これはまさに、従来の村の「意味」の解体であった。この地租改正が、結果的に村を「無内容で均質な空間」に変え、後の合併のためのスターターになった。著者はこのように書いている。

「こうして、村は、明確な境界で囲い込まれたひとつの単位、同心円状の世界を形作る同心円のひとつになる。それは、その単位が、諸個人にとって切実な意味を持つからではなく、そうした意味を失うことによって、可能になる。明確な境界線は、それに意味があるからではなく、それに意味がないからこそ、引けるのだ。これが、同心円状の世界が生まれる基底にある原理である」(p.82)

現代において「共同体の解体」「コミュニティの崩壊」と言われている現象の、大きな遠因がここにある。もちろん、制度が変わったからと言ってすべてがいきなりがらりと変わるわけではないが、地域のつながりの「根」であった村請制度が崩壊した時点で、共同体がバラバラになるのは時間の問題だったのかもしれない。

本書はこうした変化に着目した上で、明治の大合併に至るまでの明治地方制度史を解説している。この部分にこれだけページを割いた類書があまりないということもあろうが、説明の軸がしっかりしていることもあり、この部分の説明はたいへん分かりやすい。猫の目のようにくるくる変わった制度を、その変更理由から具体的な議論の内容、起こった紛争の事例などをふんだんに盛り込んで解説してくれているのは、非常にありがたいものがある。

だが、本書の骨子は以上の部分に尽きる。明治の大合併に至る、いや、現代の地方自治体にまで至るすべての芽は、この「モザイク状」から「同心円状」への変化にあったのだ。この指摘は重要である。なぜなら、現在の市町村が「無意味」「無内容」な地理的区画にすぎないとすれば、そこで行われる地方自治とは何なのか、という問いが、必然的に生まれてくるからだ。

一方で、国家とは何なのか、という問いも、これによって浮かび上がってくる。実は著者によれば、本書のもともとの野心は、無境界的な「市場」と境界をもつ「国家」の関係を、町村合併という「ミニチュア」をおくことによって考えてみよう、というものなのだ。

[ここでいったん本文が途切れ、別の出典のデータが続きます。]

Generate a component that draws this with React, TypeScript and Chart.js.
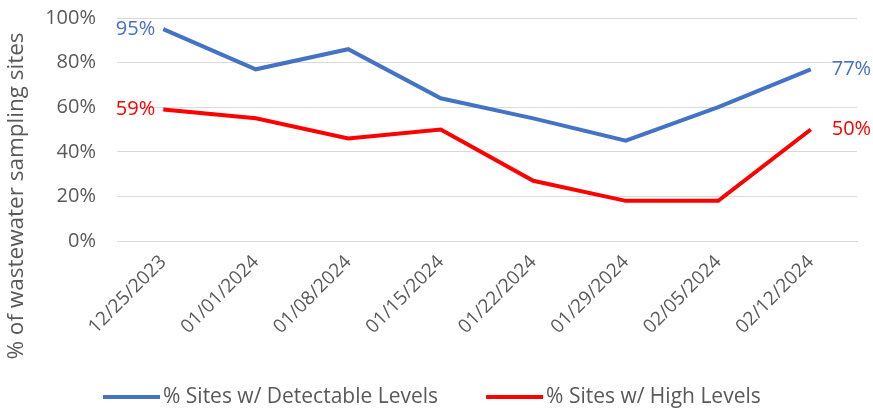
import React, { useEffect, useRef } from "react";
import { Chart, registerables } from "chart.js";

Chart.register(...registerables);

const categories = ["12/25/2023", "01/01/2024", "01/08/2024", "01/15/2024", "01/22/2024", "01/29/2024", "02/05/2024", "02/12/2024"];
const detectable = [95, 77, 86, 64, 55, 45, 60, 77];
const high = [59, 55, 46, 50, 27, 18, 18, 50];
const yTicks = [0, 20, 40, 60, 80, 100];
const yTitle = "% of wastewater sampling sites";

const FONT = "'Open Sans', sans-serif";
const BLUE = "#4472C4";
const RED = "#FF0000";
const GREY = "#595959";

const endLabels = {
  id: "endLabels",
  afterDatasetsDraw(chart: any) {
    const ctx = chart.ctx;
    ctx.save();
    ctx.font = `20px ${FONT}`;
    ctx.textBaseline = "middle";
    chart.data.datasets.forEach((ds: any, i: number) => {
      const meta = chart.getDatasetMeta(i);
      const first = meta.data[0];
      const last = meta.data[meta.data.length - 1];
      ctx.fillStyle = ds.borderColor;
      ctx.textAlign = "right";
      ctx.fillText(`${ds.data[0]}%`, first.x - 8, first.y);
      ctx.textAlign = "left";
      ctx.fillText(`${ds.data[ds.data.length - 1]}%`, last.x + 21, last.y);
    });
    ctx.restore();
  },
};

const extras = {
  id: "extras",
  afterDraw(chart: any) {
    const ctx = chart.ctx;
    ctx.save();
    // y-axis title
    ctx.font = `22.5px ${FONT}`;
    ctx.fillStyle = GREY;
    ctx.textAlign = "center";
    ctx.textBaseline = "middle";
    ctx.translate(17, 196);
    ctx.rotate(-Math.PI / 2);
    ctx.fillText(yTitle, 0, 0);
    ctx.restore();

    // legend
    ctx.save();
    ctx.font = `21px ${FONT}`;
    ctx.textBaseline = "middle";
    ctx.textAlign = "left";
    let x = 103;
    const y = 397;
    chart.data.datasets.forEach((ds: any) => {
      ctx.fillStyle = ds.borderColor;
      ctx.fillRect(x, y - 2, 57, 4);
      x += 60;
      ctx.fillStyle = GREY;
      ctx.fillText(ds.label, x, y);
      x += ctx.measureText(ds.label).width + 48;
    });
    ctx.restore();
  },
};

export default function App() {
  const ref = useRef<HTMLCanvasElement>(null);
  useEffect(() => {
    if (!ref.current) return;
    const chart = new Chart(ref.current, {
      type: "line",
      data: {
        labels: categories,
        datasets: [
          {
            label: "% Sites w/ Detectable Levels",
            data: detectable,
            borderColor: BLUE,
            backgroundColor: BLUE,
            borderWidth: 4,
            pointRadius: 0,
            tension: 0,
          },
          {
            label: "% Sites w/ High Levels",
            data: high,
            borderColor: RED,
            backgroundColor: RED,
            borderWidth: 4,
            pointRadius: 0,
            tension: 0,
          },
        ],
      },
      options: {
        responsive: false,
        animation: false,
        layout: { padding: { left: 0, right: 16, top: 18, bottom: 0 } },
        scales: {
          x: {
            offset: true,
            grid: { display: false, drawTicks: false },
            border: { display: true, color: "#d9d9d9" },
            afterFit: (axis: any) => {
              axis.height = 167;
            },
            ticks: {
              maxRotation: 45,
              minRotation: 45,
              color: GREY,
              font: { family: FONT, size: 19 },
              padding: 10,
            },
          },
          y: {
            min: 0,
            max: 100,
            afterBuildTicks: (axis: any) => {
              axis.ticks = yTicks.map((v) => ({ value: v }));
            },
            afterFit: (axis: any) => {
              axis.width = 117;
              axis.paddingTop = 10;
              axis.paddingBottom = 10;
            },
            grid: { color: "#d9d9d9", drawTicks: false },
            border: { display: false },
            ticks: {
              color: GREY,
              font: { family: FONT, size: 20 },
              padding: 21,
              callback: (v: any) => `${v}%`,
            },
          },
        },
        plugins: {
          legend: { display: false },
          tooltip: { enabled: false },
        },
      },
      plugins: [endLabels, extras],
    });
    return () => chart.destroy();
  }, []);
  return (
    <div style={{ position: "fixed", left: 0, top: 0, width: 873, height: 408, background: "#fff" }}>
      <canvas ref={ref} width={873} height={408} />
    </div>
  );
}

その試みがうまくいっているかどうかは、ここでは措く(いささか空回りしている感がなくもない)。ただ私自身は、国家は明治の市町村ほどには、まだまだ無意味化されていないし、その国境線にはそれなりの歴史と文脈が息づいているように思う。むしろ気になったのは、アフリカのような、西欧によって人工的に国境線が引かれた国家や、今問題になっているウクライナであった。

「すでに見てきたように、国民国家とは、あるいはその下部のさまざまな単位は、人びとの暮らしが市場という無境界的なむすびつきにゆだねられているということを前提にしたうえで、その上に便宜的に線を引き、それぞれの持ち場として便宜的に管理するシステムなのである」(p.206)


著者は本書の「むすび」でこのように書いている。だが、果たして国家は明治以降の市町村のような「同心円状の世界」に帰属するものなのだろうか? そこには「民族」という、別の文脈からくる「意味の境界」が、まだまだ生きているのではなかろうか。アフリカの痛ましい民族紛争や、世界中で起きている国境や国家支配をめぐる争いの事例などを見るにつけ、私にはどうもそのように思えてならない。